I'm going to start here with a thank you, to who well she knows & she knows why it wasn't a huge gesture or a particularly long or eloquent one but it was perfect and couldn't have been better timed.
To put it shortly I have been ill well I am ill, no that's not right, I share my mind with this Illness known as bipolar and over the past few weeks (okay months 'shhh in the stalls') it has consumed me I have been stressed distracted and all in all not me it culminated on Saturday night with me me taking an overdose of my medication ok as you can tell I'm ok I woke up with what felt like the mother of all hangovers and it felt like the French foreign legion where marching a salsa on my kidneys but I'll live, what's my point well that was pretty stupid what I did, I have people, you out there reading this (er you are still there aren't you, oh yeah I see you) I have a support network I just need to use it and I have learnt some skills to help me the problem is sometimes its just so FUCKING hard people...

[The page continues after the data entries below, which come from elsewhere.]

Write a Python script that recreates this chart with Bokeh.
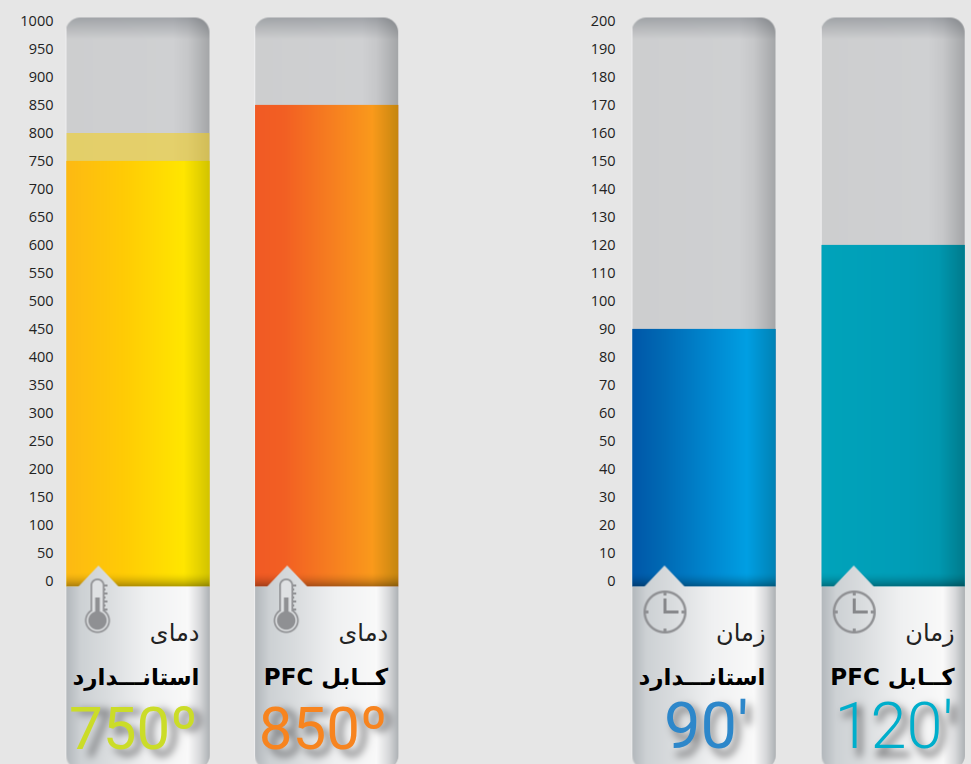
import numpy as np
from bokeh.core.properties import value
from bokeh.embed import file_html
from bokeh.layouts import row
from bokeh.models import FixedTicker, GlobalInlineStyleSheet, Range1d
from bokeh.plotting import figure
from bokeh.resources import INLINE

# ---- data ----
temp_values = [750, 850]
temp_ceiling = [800, None]
temp_ticks = list(range(0, 1001, 50))
temp_labels = ["750º", "850º"]
temp_label_colors = ["#cbdc28", "#f7841f"]
temp_title = "دمای"

time_values = [90, 120]
time_ticks = list(range(0, 201, 10))
time_labels = ["90'", "120'"]
time_label_colors = ["#2d87ca", "#00aecb"]
time_title = "زمان"

names = ["استانـــدارد", "PFC کــابل"]

BG = "#e6e6e6"
H = 764
ZERO_PX = 580.4
TOP_PX = 17
BAR_BOTTOM_PX = 586
CARD_BOTTOM_PX = 769
TRACK_W = 143
BASE_SHIFT = .34
NUM_BASE_PX = 748

grad_temp = [
    [(0, "#fdb913"), (.4, "#ffcb05"), (.82, "#ffe600"), (1, "#d2c400")],
    [(0, "#f15a24"), (.2, "#f25f23"), (.6, "#f7851f"), (.82, "#fa9a1b"), (1, "#c5860f")],
]
grad_time = [
    [(0, "#0057a8"), (.2, "#0068b3"), (.55, "#0088d0"), (.8, "#009fe3"), (1, "#0083b5")],
    [(0, "#00a3ba"), (.6, "#009db7"), (.82, "#0098b0"), (1, "#007b8c")],
]
track_stops = [(0, "#cdcecf"), (.75, "#cfd0d2"), (.85, "#c6c7c9"), (1, "#a4a6a8")]
card_stops = [(0, "#b3b8bc"), (.1, "#cdd1d4"), (.28, "#d9dcde"), (.55, "#eff0f1"),
              (.85, "#f9f9f9"), (.93, "#d9dadc"), (1, "#aeb2b5")]
ICON = np.array([0x8f, 0x90, 0x93], float)

# rough stroke outlines, only used to shape the soft blurred shadow behind the big numbers
_ring = lambda cx, cy, rx, ry: [(cx + rx * np.cos(t), cy + ry * np.sin(t)) for t in np.linspace(0, 2 * np.pi, 25)]
SHADOW_STROKES = {
    "0": [_ring(.5, .5, .36, .5)],
    "1": [[(.2, .15), (.58, 0), (.58, 1)]],
    "2": [[(.12, .25), (.25, .05), (.5, 0), (.75, .07), (.85, .25), (.75, .45), (.1, 1), (.9, 1)]],
    "5": [[(.82, 0), (.24, 0), (.17, .5), (.45, .4), (.72, .47), (.85, .68), (.72, .92), (.45, 1), (.15, .88)]],
    "7": [[(.08, 0), (.9, 0), (.38, 1)]],
    "8": [_ring(.5, .25, .31, .25), _ring(.5, .74, .36, .26)],
    "9": [_ring(.48, .33, .34, .33), [(.82, .33), (.78, .75), (.55, .97), (.25, 1)]],
    "º": [_ring(.5, .2, .33, .2)],
    "'": [[(.5, -.02), (.5, .3)]],
}
ADV = {"º": .39, "'": .17}


def rgb(h):
    return np.array([int(h[i:i + 2], 16) for i in (1, 3, 5)], float)


def hgrad(stops, w):
    f = (np.arange(w) + .5) / w
    xs = [s[0] for s in stops]
    cs = np.array([rgb(s[1]) for s in stops])
    return np.stack([np.interp(f, xs, cs[:, i]) for i in range(3)], 1)


def to_rgba(c, a):
    out = np.dstack([np.clip(c, 0, 255), np.clip(a, 0, 1) * 255]).round().astype(np.uint8)
    return out[::-1].view(np.uint32).reshape(out.shape[:2])


def rounded_alpha(w, h, r, top=True, bottom=False):
    X, Y = np.meshgrid(np.arange(w) + .5, np.arange(h) + .5)
    dx = np.maximum(np.maximum(r - X, X - (w - r)), 0)
    a = np.ones((h, w))
    if top:
        dy = np.maximum(r - Y, 0)
        d = np.hypot(dx, dy)
        a = np.minimum(a, np.where(dy > 0, np.clip(r - d + .5, 0, 1), 1))
    if bottom:
        dy = np.maximum(Y - (h - r), 0)
        d = np.hypot(dx, dy)
        a = np.minimum(a, np.where(dy > 0, np.clip(r - d + .5, 0, 1), 1))
    return a


def track_image():
    h = CARD_BOTTOM_PX - TOP_PX
    w = TRACK_W + 1
    c = np.repeat(hgrad(track_stops, w)[None], h, 0)
    t = np.clip((np.arange(h) + .5) / 22, 0, 1)[:, None, None]
    top = np.array([0xa0, 0xa2, 0xa5], float)
    c = c * t + (c * top / 0xcd) * (1 - t)
    c[:, 0] = np.array([0xef, 0xef, 0xf0], float)
    a = rounded_alpha(w, h, 15, True, True)
    return to_rgba(c, a)


def fill_image(val, scale, stops):
    h = max(int(round((val * scale + BAR_BOTTOM_PX - ZERO_PX))), 1)
    c = np.repeat(hgrad(stops, TRACK_W)[None], h, 0)
    dist = h - (np.arange(h) + .5)
    shade = 1 - .33 * np.clip(1 - dist / 14, 0, 1) ** 1.6
    return to_rgba(c * shade[:, None, None], np.ones((h, TRACK_W)))


def blend(c, a, mask, color):
    mask = np.clip(mask, 0, 1)[..., None]
    c[:] = c * (1 - mask) + color * mask
    a[:] = np.maximum(a, mask[..., 0])


def seg_dist(X, Y, p, q):
    p, q = np.array(p), np.array(q)
    d = q - p
    t = np.clip(((X - p[0]) * d[0] + (Y - p[1]) * d[1]) / max((d ** 2).sum(), 1e-9), 0, 1)
    return np.hypot(X - p[0] - t * d[0], Y - p[1] - t * d[1])


def gauss(m, s):
    k = np.exp(-.5 * (np.arange(-12, 13) / s) ** 2)
    k /= k.sum()
    m = np.apply_along_axis(lambda r: np.convolve(r, k, "same"), 0, m)
    return np.apply_along_axis(lambda r: np.convolve(r, k, "same"), 1, m)


def shadow_mask(X, Y, label, right_px, size):
    adv = [ADV.get(ch, .5615) * size for ch in label]
    x = right_px - sum(adv)
    cap = .711 * size
    d = np.full(X.shape, 1e9)
    for ch, ad in zip(label, adv):
        for stroke in SHADOW_STROKES[ch]:
            for u, v in zip(stroke[:-1], stroke[1:]):
                pu = (x + u[0] * ad + 5, NUM_BASE_PX - cap + u[1] * cap + 6)
                pv = (x + v[0] * ad + 5, NUM_BASE_PX - cap + v[1] * cap + 6)
                d = np.minimum(d, seg_dist(X, Y, pu, pv))
        x += ad
    return gauss(np.clip(3.2 - d, 0, 1), 4)


def card_image(kind, label, right_px, size):
    notch_top = 565
    h = CARD_BOTTOM_PX - notch_top
    X, Y = np.meshgrid(np.arange(TRACK_W) + .5, np.arange(h) + notch_top + .5)
    c = np.repeat(hgrad(card_stops, TRACK_W)[None], h, 0)
    s = shadow_mask(X, Y, label, right_px, size)[..., None]
    c = c * (1 - .62 * s) + np.array([0x40, 0x40, 0x42], float) * .62 * s
    body = np.clip(Y - BAR_BOTTOM_PX + .5, 0, 1)
    rnd = rounded_alpha(TRACK_W, h, 15, False, True)
    apex = 32
    hw = 20 * np.clip((Y - notch_top) / (BAR_BOTTOM_PX - notch_top), 0, 1)
    notch = np.clip(hw - np.abs(X - apex) + .5, 0, 1) * (Y < BAR_BOTTOM_PX)
    a = np.maximum(body, notch) * rnd
    if kind == "temp":
        cx, y0, y1 = 31, 585, 620
        dy = Y - np.clip(Y, y0, y1)
        tube = np.hypot(X - cx, dy)
        bulb = np.hypot(X - cx, Y - y1)
        sd_out = np.minimum(tube - 7, bulb - 12.5)
        blend(c, a, np.clip(.5 - sd_out, 0, 1), ICON)
        sd_in = np.minimum(tube - 5.3, bulb - 10.8)
        blend(c, a, np.clip(.5 - sd_in, 0, 1), np.array([0xdf, 0xe1, 0xe3], float))
        blend(c, a, np.clip(9.2 + .5 - bulb, 0, 1), ICON)
        merc = np.clip(2.3 + .5 - np.abs(X - cx), 0, 1) * np.clip(Y - 597 + .5, 0, 1) * (Y < y1)
        blend(c, a, merc, ICON)
        for ty in range(585, 610, 4):
            tw = 10 if (ty - 585) % 8 == 0 else 8
            tick = ((X > cx + 7) & (X < cx + tw) & (np.abs(Y - ty) < 1)).astype(float)
            blend(c, a, tick, ICON)
    else:
        cx, cy, R = 32.5, 611.5, 21.5
        d = np.hypot(X - cx, Y - cy)
        blend(c, a, np.clip(1.2 + .5 - np.abs(d - (R - 1.2)), 0, 1), ICON)
        ticks = ((np.abs(X - cx) < 1.1) & (np.abs(np.abs(Y - cy) - R + 3) < 2.5)) | (
            (np.abs(Y - cy) < 1.1) & (np.abs(np.abs(X - cx) - R + 3) < 2.5))
        blend(c, a, ticks.astype(float), ICON)
        hand = ((np.abs(X - cx) < 1.3) & (Y > cy - 14) & (Y < cy + 1.3)) | (
            (np.abs(Y - cy) < 1.3) & (X > cx - 1.3) & (X < cx + 14))
        blend(c, a, hand.astype(float), np.array([0x86, 0x87, 0x8a], float))
    return to_rgba(c, a)


def panel(width, frame_left, left_pad, first_center, spacing, scale, vals, ticks, stops_list, texts,
          label_colors, title, kind, num_style, ceil=None):
    to_x = lambda px: (px - first_center) / spacing
    to_y = lambda px: (ZERO_PX - px) / scale
    p = figure(width=width, height=H, output_backend="svg", toolbar_location=None,
               x_range=Range1d(to_x(frame_left), to_x(frame_left + width - left_pad)),
               y_range=Range1d(to_y(H), to_y(0)),
               background_fill_color=BG, border_fill_color=BG,
               min_border=0, min_border_left=left_pad)
    p.outline_line_color = None
    p.grid.visible = False
    p.xaxis.visible = False
    ax = p.yaxis[0]
    ax.ticker = FixedTicker(ticks=ticks)
    ax.axis_line_color = None
    ax.major_tick_line_color = None
    ax.minor_tick_line_color = None
    ax.major_tick_out = 0
    ax.major_label_standoff = 5
    ax.major_label_text_font = "Open Sans"
    ax.major_label_text_font_size = "14.5px"
    ax.major_label_text_color = "#222222"

    w = TRACK_W / spacing
    xs = list(range(len(vals)))
    base = to_y(BAR_BOTTOM_PX)
    track = track_image()
    for i, val in enumerate(vals):
        left = i - w / 2
        p.image_rgba(image=[track], x=left - 1 / spacing, y=to_y(CARD_BOTTOM_PX), dw=w + 1 / spacing,
                     dh=to_y(TOP_PX) - to_y(CARD_BOTTOM_PX))
        if ceil is not None and ceil[i] is not None:
            p.quad(left=left, right=left + w, bottom=val, top=ceil[i],
                   fill_color="#f6cf16", fill_alpha=.55, line_color=None)
    p.vbar(x=xs, width=w, top=vals, bottom=base, fill_color=[s[1][1] for s in stops_list],
           line_color=None)
    for i, val in enumerate(vals):
        left = i - w / 2
        font, size, pad = num_style[i]
        card = card_image(kind, texts[i], TRACK_W - pad, size)
        p.image_rgba(image=[fill_image(val, scale, stops_list[i])], x=left, y=base, dw=w, dh=val - base)
        p.image_rgba(image=[card], x=left, y=to_y(CARD_BOTTOM_PX), dw=w,
                     dh=to_y(565) - to_y(CARD_BOTTOM_PX))
    rx = [i + (TRACK_W / 2 - 10) / spacing for i in xs]
    size_a, size_b = 24, 23
    p.text(x=rx, y=[to_y(641 - BASE_SHIFT * size_a)] * 2, text=[title] * 2, text_font=value("DejaVu Sans"),
           text_font_size=f"{size_a}px", text_color="#222222", text_align="right", text_baseline="alphabetic")
    p.text(x=rx, y=[to_y(684 - BASE_SHIFT * size_b)] * 2, text=names, text_font=value("DejaVu Sans"),
           text_font_style="bold", text_font_size=f"{size_b}px", text_color="#000000",
           text_align="right", text_baseline="alphabetic")
    for i, (font, size, pad) in enumerate(num_style):
        p.text(x=[i + (TRACK_W / 2 - pad) / spacing], y=[to_y(NUM_BASE_PX - BASE_SHIFT * size)], text=[texts[i]],
               text_font=value(font), text_font_size=f"{size}px", text_color=label_colors[i],
               text_align="right", text_baseline="alphabetic")
    return p


p1 = panel(485, 58, 58, 137.5, 188.7, .56, temp_values, temp_ticks, grad_temp, temp_labels,
           temp_label_colors, temp_title, "temp",
           [("Roboto", 60, 12), ("Roboto", 60, 11)], temp_ceiling)
p2 = panel(486, 620, 135, 703.5, 189.2, 2.8, time_values, time_ticks, grad_time, time_labels,
           time_label_colors, time_title, "time",
           [("Roboto", 65, 27), ("Roboto Light", 65, 11)])
p = row(p1, p2, spacing=0)
p.stylesheets = [GlobalInlineStyleSheet(css=f"html,body{{margin:0;padding:0;background:{BG};overflow:hidden}}")]
open("out.html", "w").write(file_html(p, INLINE))
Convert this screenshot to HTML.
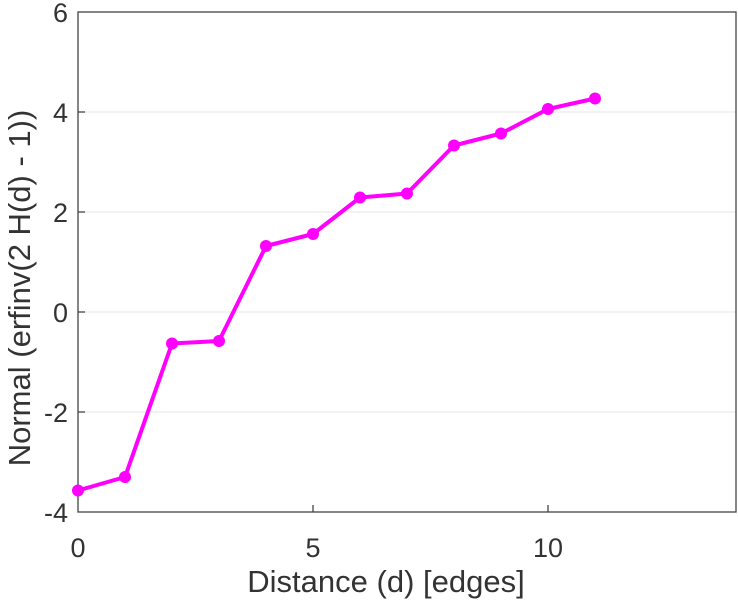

I'm only human and that's what i've got to remember when Im piling work on stressing about something I need to end (more on that later) and beating myself up for things that in the grand scheme are inconsequential)
If I repeat this I apologise but It s gonna have to be my new mantra if I'm gonna come out of this any use to any one at all
Oh an I think I've decided I wanna get married an have kids ok im single and i've always been dead against marriage but I'm human sue me!